● Exercise directions
Restate, exactly and without pictures, the lines from the start of the listing below through the line holding "import numpy as np".

--- START ---

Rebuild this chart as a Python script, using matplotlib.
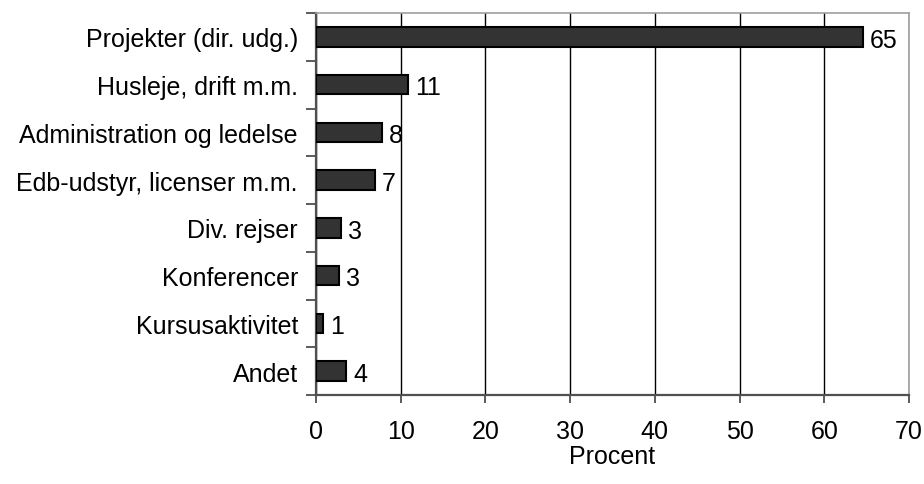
import matplotlib
matplotlib.use("Agg")
import matplotlib.pyplot as plt
import numpy as np

categories = ["Projekter (dir. udg.)", "Husleje, drift m.m.", "Administration og ledelse",
              "Edb-udstyr, licenser m.m.", "Div. rejser", "Konferencer", "Kursusaktivitet", "Andet"]
values = [64.6, 10.9, 7.8, 7.0, 2.9, 2.7, 0.8, 3.6]
labels = ["65", "11", "8", "7", "3", "3", "1", "4"]
xticks = [0, 10, 20, 30, 40, 50, 60, 70]

plt.rcParams['font.family'] = ['Liberation Sans', 'DejaVu Sans']
FS = 18

fig = plt.figure(figsize=(9.24, 4.85), dpi=100)
ax = fig.add_axes([316/924, 1 - 396/485, (909-316)/924, (396-14)/485])

y = np.arange(len(categories))
ax.barh(y, values, height=0.41, color='#333333', edgecolor='black', linewidth=1.5, zorder=3)
ax.set_ylim(len(categories) - 0.5, -0.5)
ax.set_xlim(0, 70)
ax.set_xticks(xticks)
ax.set_xticklabels([str(t) for t in xticks], fontsize=FS)
ax.xaxis.grid(True, color='black', linewidth=1, zorder=0)
ax.set_axisbelow(True)

ax.set_yticks(y)
ax.set_yticklabels(categories, fontsize=FS)
ax.tick_params(axis='y', length=0, pad=13)
ax.set_yticks(np.arange(-0.5, len(categories), 1), minor=True)
ax.tick_params(axis='y', which='minor', length=7, width=1.2, color='#404040', direction='out')
ax.tick_params(axis='x', length=6, width=1.2, color='#404040', direction='out', pad=11)

for s in ['top', 'right']:
    ax.spines[s].set_color('#a0a0a0')
    ax.spines[s].set_linewidth(1.2)
for s in ['left', 'bottom']:
    ax.spines[s].set_color('#505050')
    ax.spines[s].set_linewidth(1.6)

for yi, v, lab in zip(y, values, labels):
    ax.annotate(lab, (v, yi), xytext=(5, -2), textcoords='offset points',
                ha='left', va='center', fontsize=FS)

ax.set_xlabel("Procent", fontsize=FS, labelpad=1)

fig.savefig("out.png", dpi=100)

--- END ---

● Answer to this task
Rebuild this chart as a Python script, using matplotlib.
import matplotlib
matplotlib.use("Agg")
import matplotlib.pyplot as plt
import numpy as np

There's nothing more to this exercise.